「資本主義のメタファー」スパイダーマン アクロス・ザ・スパイダーバース Kjさんの映画レビュー(感想・評価)

3.5資本主義のメタファー

2023年6月18日
iPhoneアプリから投稿

グウェンの絵のタッチが素晴らしい。前作に引き続いて映像表現の高さは比類なく、どの絵を切り取っても額縁に納めたくなる。逆さでマンハッタンを眺める2人が美しい。世界観により細かく描き分けてくるので、しまいにはメインのタッチがアニメであることを忘れてしまう。不思議なアンサンブル。
いきなり現れる新キャラから前作から引き続きのキャラ。手数多く仕込まれるジョークの数々、そのうち満漢全席。
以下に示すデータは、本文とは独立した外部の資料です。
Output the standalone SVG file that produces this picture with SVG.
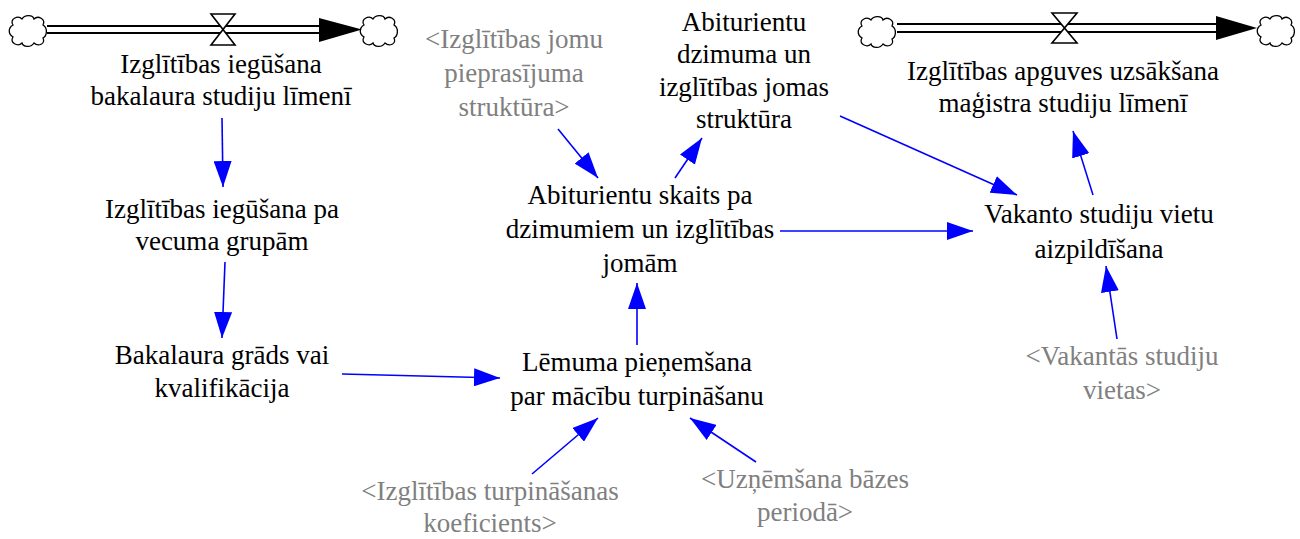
<svg xmlns="http://www.w3.org/2000/svg" width="1300" height="539" viewBox="0 0 1300 539">
  <style>
    text { font-family: 'Liberation Serif', 'Times New Roman', 'DejaVu Serif', serif; font-size: 27px; text-anchor: middle; }
    .var { fill: #000000; }
    .shadow { fill: #808080; }
    .link { stroke: #0000ff; stroke-width: 1.6; fill: none; marker-end: url(#infoHead); }
    .pipe { stroke: #000000; stroke-width: 2; fill: none; }
    .cloud { fill: #ffffff; stroke: #000000; stroke-width: 1.3; }
    .valve { fill: #ffffff; stroke: #000000; stroke-width: 1.6; }
  </style>
  <defs>
    <marker id="infoHead" markerUnits="userSpaceOnUse" markerWidth="27" markerHeight="18" refX="26" refY="9" orient="auto">
      <path d="M0,0 L26,9 L0,18 Z" fill="#0000ff"/>
    </marker>
    <path id="cloudShape" class="cloud" d="M -15,-6 C -19,-12 -10,-16 -6,-12 C -3,-17 5,-16 6,-12 C 10,-16 18,-12 15,-6 C 20,-3 19,5 15,7 C 18,13 10,16 6,12 C 3,17 -5,16 -6,12 C -10,16 -19,12 -15,6 C -20,3 -20,-3 -15,-6 Z"/>
  </defs>
  <rect width="1300" height="539" fill="#ffffff"/>

  <g font-family="Liberation Serif, Times New Roman, DejaVu Serif, serif">

  <!-- flow: bachelor-level education -->
  <g id="flow-bachelor">
    <use href="#cloudShape" x="28" y="31"/>
    <use href="#cloudShape" x="379" y="31"/>
    <line class="pipe" x1="47" y1="26" x2="322" y2="26"/>
    <line class="pipe" x1="47" y1="33" x2="322" y2="33"/>
    <path d="M319,18 L362,29.5 L319,42 Z" fill="#000000"/>
    <path class="valve" d="M211,14 L235,14 L211,45 L235,45 Z"/>
    <text class="var" x="221" y="73">Izglītības iegūšana</text>
    <text class="var" x="221" y="105">bakalaura studiju līmenī</text>
  </g>

  <!-- flow: master-level enrolment -->
  <g id="flow-master">
    <use href="#cloudShape" x="877" y="32"/>
    <use href="#cloudShape" x="1276" y="31"/>
    <line class="pipe" x1="897" y1="24" x2="1219" y2="24"/>
    <line class="pipe" x1="897" y1="32" x2="1219" y2="32"/>
    <path d="M1216,16 L1257,28 L1216,40 Z" fill="#000000"/>
    <path class="valve" d="M1052,13 L1077,13 L1052,43 L1077,43 Z"/>
    <text class="var" x="1063" y="80">Izglītības apguves uzsākšana</text>
    <text class="var" x="1063" y="112">maģistra studiju līmenī</text>
  </g>

  <g id="age-groups">
    <text class="var" x="222" y="218">Izglītības iegūšana pa</text>
    <text class="var" x="222" y="250">vecuma grupām</text>
  </g>

  <g id="degree">
    <text class="var" x="222" y="364">Bakalaura grāds vai</text>
    <text class="var" x="222" y="397">kvalifikācija</text>
  </g>

  <g id="field-demand">
    <text class="shadow" x="514" y="48">&lt;Izglītības jomu</text>
    <text class="shadow" x="514" y="82">pieprasījuma</text>
    <text class="shadow" x="514" y="116">struktūra&gt;</text>
  </g>

  <g id="applicant-structure">
    <text class="var" x="744" y="31">Abiturientu</text>
    <text class="var" x="744" y="63">dzimuma un</text>
    <text class="var" x="744" y="96">izglītības jomas</text>
    <text class="var" x="744" y="128">struktūra</text>
  </g>

  <g id="applicant-count">
    <text class="var" x="640" y="204">Abiturientu skaits pa</text>
    <text class="var" x="640" y="238">dzimumiem un izglītības</text>
    <text class="var" x="640" y="272">jomām</text>
  </g>

  <g id="decision">
    <text class="var" x="637" y="371">Lēmuma pieņemšana</text>
    <text class="var" x="637" y="405">par mācību turpināšanu</text>
  </g>

  <g id="vacancy-filling">
    <text class="var" x="1099" y="223">Vakanto studiju vietu</text>
    <text class="var" x="1099" y="258">aizpildīšana</text>
  </g>

  <g id="vacancies">
    <text class="shadow" x="1122" y="365">&lt;Vakantās studiju</text>
    <text class="shadow" x="1122" y="399">vietas&gt;</text>
  </g>

  <g id="continuation-rate">
    <text class="shadow" x="490" y="500">&lt;Izglītības turpināšanas</text>
    <text class="shadow" x="490" y="532">koeficients&gt;</text>
  </g>

  <g id="base-intake">
    <text class="shadow" x="805" y="488">&lt;Uzņēmšana bāzes</text>
    <text class="shadow" x="805" y="521">periodā&gt;</text>
  </g>

  </g>

  <!-- information links -->
  <g id="links">
    <line class="link" x1="222" y1="118" x2="223" y2="187"/>
    <line class="link" x1="225" y1="262" x2="222" y2="338"/>
    <line class="link" x1="342" y1="374" x2="500" y2="378"/>
    <line class="link" x1="637" y1="345" x2="637" y2="283"/>
    <line class="link" x1="558" y1="129" x2="598" y2="178"/>
    <line class="link" x1="675" y1="178" x2="702" y2="138"/>
    <line class="link" x1="840" y1="116" x2="1017" y2="195"/>
    <line class="link" x1="780" y1="231" x2="973" y2="231"/>
    <line class="link" x1="1093" y1="195" x2="1073" y2="131"/>
    <line class="link" x1="1117" y1="339" x2="1106" y2="266"/>
    <line class="link" x1="532" y1="474" x2="598" y2="418"/>
    <line class="link" x1="756" y1="462" x2="690" y2="418"/>
  </g>
</svg>
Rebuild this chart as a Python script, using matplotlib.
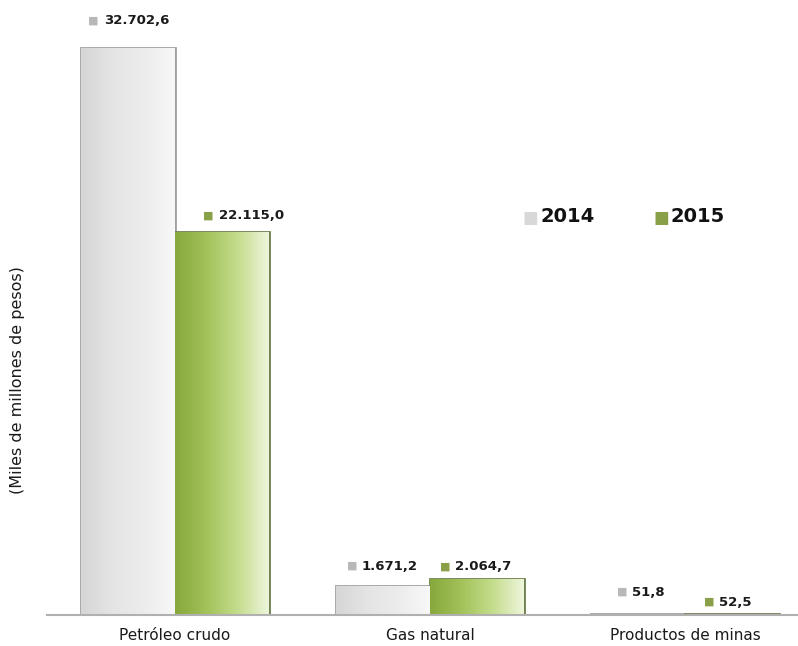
import matplotlib.pyplot as plt
import matplotlib.colors as mcolors
import numpy as np

categorias = ["Petróleo crudo", "Gas natural", "Productos de minas"]
valores_2014 = [32702.6, 1671.2, 51.8]
valores_2015 = [22115.0, 2064.7, 52.5]
etiquetas_2014 = ["32.702,6", "1.671,2", "51,8"]
etiquetas_2015 = ["22.115,0", "2.064,7", "52,5"]
series = ["2014", "2015"]

plt.rcParams['font.family'] = ['DejaVu Sans']

fig = plt.figure(figsize=(7.98, 6.46), dpi=100)
ax = fig.add_axes([47 / 798, 1 - 615 / 646, 766 / 798, 615 / 646])

x = np.arange(len(categorias))
w = 0.368

gris = mcolors.LinearSegmentedColormap.from_list("gris", ["#d6d6d6", "#e4e4e4", "#ececec", "#f8f8f8"])
verde = mcolors.LinearSegmentedColormap.from_list("verde", ["#86a83c", "#a3c25a", "#c4dc8c", "#eef6dc"])

b14 = ax.bar(x - w / 2, valores_2014, w, color="#e8e8e8", edgecolor="#a0a0a0", linewidth=2, zorder=2)
b15 = ax.bar(x + w / 2, valores_2015, w, color="#a3c25a", edgecolor="#6f7f50", linewidth=2, zorder=2)

grad = np.linspace(0, 1, 256).reshape(1, -1)
for bars, cmap in [(b14, gris), (b15, verde)]:
    for r in bars:
        x0, y0 = r.get_x(), r.get_y()
        im = ax.imshow(grad, cmap=cmap, aspect="auto", zorder=2.5,
                       extent=[x0, x0 + r.get_width(), y0, y0 + r.get_height()])
        im.set_clip_path(r)

ax.set_xlim(-0.5, 2.5)
ax.set_ylim(0, 35500)

# posiciones de las etiquetas (pixeles relativos al centro superior de la barra)
off_2014 = [(-34, 28), (-31, 20), (-16, 22)]
off_2015 = [(-13, 16), (-32, 13), (-23, 12)]

for bars, etiquetas, offs, col in [(b14, etiquetas_2014, off_2014, "#b8b8b8"),
                                   (b15, etiquetas_2015, off_2015, "#8aa048")]:
    for r, txt, (dx, dy) in zip(bars, etiquetas, offs):
        xy = (r.get_x() + r.get_width() / 2, r.get_height())
        ax.annotate("■", xy, xytext=(dx, dy), textcoords="offset pixels",
                    ha="center", va="center", fontsize=8, color=col,
                    annotation_clip=False)
        ax.annotate(txt, xy, xytext=(dx + 10, dy), textcoords="offset pixels",
                    ha="left", va="center", fontsize=9.5, fontweight="bold",
                    color="#1a1a1a", annotation_clip=False)

# leyenda
for xl, lab, col in [(530, series[0], "#d8d8d8"), (661, series[1], "#8aa048")]:
    fig.text(xl / 798, 1 - 218 / 646, "■", fontsize=12, color=col, ha="center", va="center")
    fig.text((xl + 10) / 798, 1 - 217 / 646, lab, fontsize=14, fontweight="bold",
             color="#111111", ha="left", va="center")

ax.set_xticks(x)
ax.set_xticklabels(categorias, fontsize=11, color="#1a1a1a")
ax.tick_params(axis="x", length=0, pad=9)
ax.set_yticks([])
for s in ["top", "right", "left"]:
    ax.spines[s].set_visible(False)
ax.spines["bottom"].set_color("#b0b0b0")
ax.spines["bottom"].set_linewidth(1.5)

fig.text(18 / 798, 1 - 380 / 646, "(Miles de millones de pesos)", rotation=90,
         fontsize=11.5, color="#1a1a1a", ha="center", va="center")

fig.savefig("out.png", dpi=100)
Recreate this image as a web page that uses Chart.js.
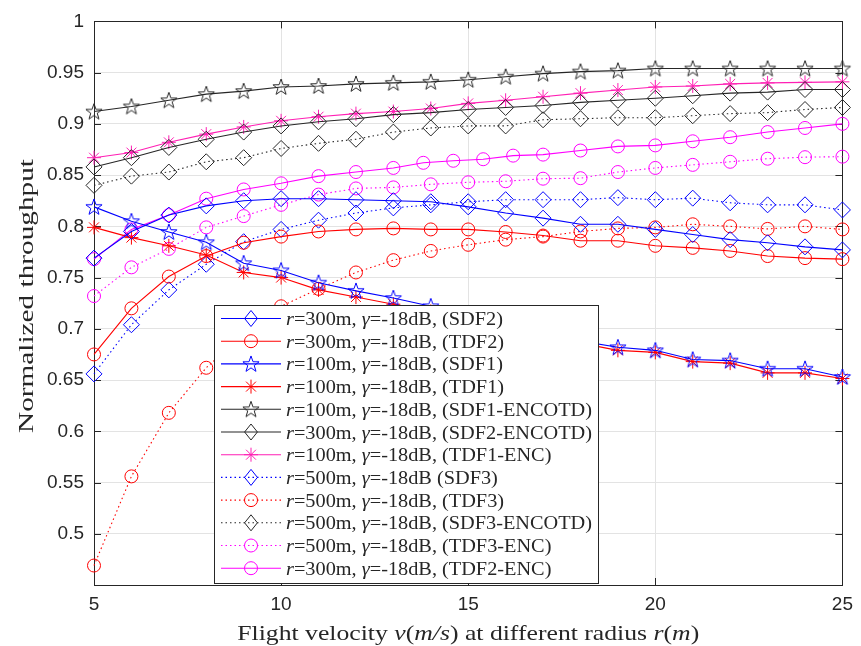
<!DOCTYPE html>
<html lang="en">
<head>
<meta charset="UTF-8">
<title>Normalized throughput</title>
<script src="https://cdn.jsdelivr.net/npm/chart.js"></script>
<style>
  html, body { margin: 0; padding: 0; background: #fff; }
</style>
</head>
<body>
<canvas id="chart" width="861" height="646"></canvas>
<script>
// flight velocity (m/s)
var velocity = [5, 6, 7, 8, 9, 10, 11, 12, 13, 14, 15, 16, 17, 18, 19, 20, 21, 22, 23, 24, 25];
var velocityTdf2Enc = [5, 6, 7, 8, 9, 10, 11, 12, 13, 13.8, 14.6, 15.4, 16.2, 17, 18, 19, 20, 21, 22, 23, 24, 25];

// normalized throughput per scheme
var sdf2 = [0.769, 0.795, 0.811, 0.820, 0.825, 0.827, 0.827, 0.826, 0.825, 0.824, 0.819, 0.813, 0.808, 0.802, 0.802, 0.797, 0.792, 0.787, 0.784, 0.780, 0.777];
var tdf2 = [0.675, 0.720, 0.751, 0.771, 0.784, 0.790, 0.795, 0.797, 0.798, 0.797, 0.797, 0.7945, 0.791, 0.786, 0.786, 0.781, 0.779, 0.776, 0.771, 0.769, 0.768];
var sdf1 = [0.819, 0.805, 0.7945, 0.7845, 0.764, 0.757, 0.745, 0.737, 0.730, 0.722, 0.714, 0.706, 0.697, 0.688, 0.682, 0.679, 0.670, 0.669, 0.661, 0.661, 0.653];
var tdf1 = [0.799, 0.789, 0.781, 0.772, 0.755, 0.750, 0.738, 0.731, 0.724, 0.717, 0.710, 0.702, 0.694, 0.686, 0.679, 0.677, 0.668, 0.6665, 0.657, 0.657, 0.6515];
var sdf1Encotd = [0.912, 0.917, 0.923, 0.929, 0.932, 0.936, 0.937, 0.939, 0.940, 0.941, 0.943, 0.946, 0.949, 0.951, 0.952, 0.954, 0.954, 0.954, 0.954, 0.954, 0.954];
var sdf2Encotd = [0.858, 0.867, 0.877, 0.885, 0.892, 0.898, 0.902, 0.905, 0.909, 0.911, 0.914, 0.916, 0.918, 0.921, 0.923, 0.925, 0.9275, 0.930, 0.931, 0.9335, 0.9335];
var tdf1Enc = [0.867, 0.872, 0.882, 0.890, 0.897, 0.903, 0.907, 0.910, 0.912, 0.915, 0.920, 0.923, 0.9265, 0.930, 0.933, 0.936, 0.937, 0.939, 0.940, 0.9405, 0.941];
var sdf3 = [0.656, 0.704, 0.738, 0.763, 0.785, 0.797, 0.806, 0.813, 0.818, 0.821, 0.824, 0.826, 0.826, 0.826, 0.828, 0.826, 0.8275, 0.823, 0.821, 0.821, 0.816];
var tdf3 = [0.469, 0.556, 0.618, 0.662, 0.695, 0.722, 0.739, 0.755, 0.767, 0.776, 0.782, 0.787, 0.790, 0.795, 0.798, 0.799, 0.802, 0.800, 0.7975, 0.800, 0.797];
var sdf3Encotd = [0.840, 0.849, 0.853, 0.863, 0.867, 0.876, 0.881, 0.885, 0.892, 0.896, 0.898, 0.898, 0.904, 0.905, 0.906, 0.906, 0.908, 0.910, 0.911, 0.914, 0.916];
var tdf3Enc = [0.732, 0.760, 0.778, 0.799, 0.810, 0.821, 0.831, 0.837, 0.838, 0.841, 0.843, 0.844, 0.8465, 0.847, 0.853, 0.857, 0.860, 0.863, 0.866, 0.8675, 0.868];
var tdf2Enc = [0.768, 0.797, 0.811, 0.827, 0.836, 0.842, 0.849, 0.853, 0.857, 0.862, 0.864, 0.8655, 0.869, 0.870, 0.874, 0.878, 0.879, 0.883, 0.887, 0.892, 0.896, 0.900];

// legend text pieces
var legendRadius = ['300', '300', '100', '100', '100', '300', '100', '500', '500', '500', '500', '300'];
var legendTail = [', (SDF2)', ', (TDF2)', ', (SDF1)', ', (TDF1)', ', (SDF1-ENCOTD)', ', (SDF2-ENCOTD)',
                  ', (TDF1-ENC)', ' (SDF3)', ', (TDF3)', ', (SDF3-ENCOTD)', ', (TDF3-ENC)', ', (TDF2-ENC)'];

var BLUE = '#0000ff', RED = '#ff0000', BLACK = '#262626', MAG = '#ff00ff', PINK = '#ff1fb4';
var SERIF = '"Liberation Serif", "Times New Roman", serif';
var SANS = '"Liberation Sans", Arial, sans-serif';

// five-point star marker (matlab 'p')
function pentagram(color) {
  var c = document.createElement('canvas');
  c.width = 20; c.height = 20;
  var g = c.getContext('2d');
  g.strokeStyle = color; g.lineWidth = 1;
  g.beginPath();
  for (var k = 0; k < 10; k++) {
    var r = (k % 2 === 0) ? 8.5 : 3.4;
    var a = -Math.PI / 2 + k * Math.PI / 5;
    var px = 10 + r * Math.cos(a), py = 10.5 + r * Math.sin(a);
    if (k === 0) g.moveTo(px, py); else g.lineTo(px, py);
  }
  g.closePath(); g.stroke();
  return c;
}
var starBlue = pentagram(BLUE), starBlack = pentagram(BLACK);

function pts(xs, ys) {
  return ys.map(function (y, i) { return { x: xs[i], y: y }; });
}

function series(data, color, style, radius, dotted, xs) {
  return {
    data: pts(xs || velocity, data),
    borderColor: color,
    backgroundColor: 'rgba(0,0,0,0)',
    pointBackgroundColor: 'rgba(0,0,0,0)',
    pointBorderColor: color,
    pointStyle: style,
    pointRadius: radius,
    pointHoverRadius: radius,
    pointBorderWidth: 1,
    borderWidth: 1.1,
    borderDash: dotted ? [1.5, 3] : [],
    tension: 0,
    clip: false
  };
}

var datasets = [
  series(sdf2, BLUE, 'rectRot', 8, false),
  series(tdf2, RED, 'circle', 6.5, false),
  series(sdf1, BLUE, starBlue, 8, false),
  series(tdf1, RED, 'star', 7, false),
  series(sdf1Encotd, BLACK, starBlack, 8, false),
  series(sdf2Encotd, BLACK, 'rectRot', 8, false),
  series(tdf1Enc, PINK, 'star', 7, false),
  series(sdf3, BLUE, 'rectRot', 8, true),
  series(tdf3, RED, 'circle', 6.5, true),
  series(sdf3Encotd, BLACK, 'rectRot', 8, true),
  series(tdf3Enc, MAG, 'circle', 6.5, true),
  series(tdf2Enc, MAG, 'circle', 6.5, false, velocityTdf2Enc)
];

// text with italic pieces, horizontally stretched a little like the latex font
function richWidth(ctx, parts, size) {
  var w = 0;
  parts.forEach(function (p) {
    ctx.font = (p[1] ? 'italic ' : '') + size + 'px ' + SERIF;
    w += ctx.measureText(p[0]).width;
  });
  return w;
}
function drawRich(ctx, parts, x, y, size, sx) {
  ctx.save();
  ctx.translate(x, y);
  ctx.scale(sx, 1);
  ctx.textBaseline = 'alphabetic';
  ctx.textAlign = 'left';
  var cx = 0;
  parts.forEach(function (p) {
    ctx.font = (p[1] ? 'italic ' : '') + size + 'px ' + SERIF;
    ctx.fillText(p[0], cx, 0);
    cx += ctx.measureText(p[0]).width;
  });
  ctx.restore();
}

function drawMarker(ctx, ds, x, y) {
  var r = ds.pointRadius, s = ds.pointStyle;
  ctx.save();
  ctx.strokeStyle = ds.pointBorderColor;
  ctx.lineWidth = 1;
  ctx.setLineDash([]);
  if (typeof s !== 'string') {
    ctx.drawImage(s, x - s.width / 2, y - s.height / 2);
  } else {
    ctx.beginPath();
    if (s === 'circle') {
      ctx.arc(x, y, r, 0, Math.PI * 2);
    } else if (s === 'rectRot') {
      ctx.moveTo(x - r * 0.8, y); ctx.lineTo(x, y - r); ctx.lineTo(x + r * 0.8, y); ctx.lineTo(x, y + r); ctx.closePath();
    } else if (s === 'star') {
      for (var k = 0; k < 4; k++) {
        var a = k * Math.PI / 4;
        ctx.moveTo(x - r * Math.cos(a), y - r * Math.sin(a));
        ctx.lineTo(x + r * Math.cos(a), y + r * Math.sin(a));
      }
    }
    ctx.stroke();
  }
  ctx.restore();
}

var matlabLook = {
  id: 'matlabLook',
  beforeDatasetsDraw: function (chart) {
    var ctx = chart.ctx, a = chart.chartArea;
    var xs = chart.scales.x, ys = chart.scales.y;
    ctx.save();
    ctx.strokeStyle = BLACK;
    ctx.lineWidth = 1;
    ctx.strokeRect(Math.round(a.left) + 0.5, Math.round(a.top) + 0.5, Math.round(a.right - a.left), Math.round(a.bottom - a.top));
    ctx.beginPath();
    ys.ticks.forEach(function (t) {
      var py = Math.round(ys.getPixelForValue(t.value)) + 0.5;
      ctx.moveTo(a.left, py); ctx.lineTo(a.left + 7, py);
      ctx.moveTo(a.right, py); ctx.lineTo(a.right - 7, py);
    });
    xs.ticks.forEach(function (t) {
      var px = Math.round(xs.getPixelForValue(t.value)) + 0.5;
      ctx.moveTo(px, a.bottom); ctx.lineTo(px, a.bottom - 7);
      ctx.moveTo(px, a.top); ctx.lineTo(px, a.top + 7);
    });
    ctx.stroke();
    ctx.restore();
  },
  afterDraw: function (chart) {
    var ctx = chart.ctx, a = chart.chartArea;
    ctx.save();
    ctx.fillStyle = '#262626';

    // axis titles
    var xt = [['Flight velocity ', false], ['v', true], ['(', false], ['m/s', true], [') at different radius ', false], ['r', true], ['(', false], ['m', true], [')', false]];
    var xw = richWidth(ctx, xt, 22);
    drawRich(ctx, xt, (a.left + a.right) / 2 - 231, 640, 22, 462 / xw);

    var yt = [['Normalized throughput', false]];
    var yw = richWidth(ctx, yt, 22);
    ctx.save();
    ctx.translate(33, 296);
    ctx.rotate(-Math.PI / 2);
    drawRich(ctx, yt, -137, 0, 22, 274 / yw);
    ctx.restore();

    // legend box
    var bx = 214.5, by = 305.5, bw = 384, bh = 278;
    ctx.fillStyle = '#fff';
    ctx.fillRect(bx, by, bw, bh);
    ctx.strokeStyle = BLACK;
    ctx.lineWidth = 1;
    ctx.strokeRect(bx, by, bw, bh);

    var rows = chart.data.datasets;
    var widest = 0, parts = [];
    rows.forEach(function (ds, i) {
      var p = [['r', true], ['=' + legendRadius[i] + 'm, ', false], ['\u03b3', true], ['=-18dB' + legendTail[i], false]];
      parts.push(p);
      widest = Math.max(widest, richWidth(ctx, p, 19));
    });
    var sxL = 306 / widest;
    rows.forEach(function (ds, i) {
      var yy = 318.5 + i * 22.7;
      ctx.save();
      ctx.strokeStyle = ds.borderColor;
      ctx.lineWidth = 1.1;
      ctx.setLineDash(ds.borderDash);
      ctx.beginPath();
      ctx.moveTo(221, yy); ctx.lineTo(281, yy);
      ctx.stroke();
      ctx.restore();
      drawMarker(ctx, ds, 251, yy);
      ctx.fillStyle = '#262626';
      drawRich(ctx, parts[i], 286, yy + 6.5, 19, sxL);
    });
    ctx.restore();
  }
};

new Chart(document.getElementById('chart').getContext('2d'), {
  type: 'line',
  data: { datasets: datasets },
  options: {
    responsive: false,
    animation: false,
    events: [],
    layout: { padding: { left: 0, right: 10, top: 19, bottom: 0 } },
    plugins: { legend: { display: false }, tooltip: { enabled: false } },
    scales: {
      x: {
        type: 'linear',
        min: 5, max: 25,
        afterFit: function (s) { s.height = 61; },
        ticks: {
          stepSize: 5, padding: 8, color: '#262626',
          font: { family: SANS, size: 19 }
        },
        grid: { color: '#e3e3e3', drawTicks: false },
        border: { display: false }
      },
      y: {
        min: 0.45, max: 1,
        afterFit: function (s) { s.width = 94; },
        ticks: {
          stepSize: 0.05, padding: 10, color: '#262626',
          font: { family: SANS, size: 19 },
          callback: function (v) {
            var r = Math.round(v * 100) / 100;
            return r <= 0.45 ? '' : String(r);
          }
        },
        grid: { color: '#e3e3e3', drawTicks: false },
        border: { display: false }
      }
    }
  },
  plugins: [matlabLook]
});
</script>
</body>
</html>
気の利いたのも、お約束も入れてくる。打席は増えたが、アベレージは下がったかもしれぬ。ペニーあんまり活躍しないし。
マルチバースの考察に頭が取られ、敵キャラのキャラクターが複雑。そのうち、焦点がそこから外れていく。いまさら改竄するには無理も感じる。また、エモーショナルな部分、マイルスの家庭環境にグウェンの家庭環境。2つも似たような設定、重いしうざい。話の推進力にこちらもなっていない。次作の公開までこの設定を覚えていられるか不安。
ラストの急な舵のきり方は思い切っていて、ツッコミたくもなるが、今作のウダウダしたところを御破算にしてくれる一手であればそれも良し。どのみち次作含めてどうかという作品かも知れぬ。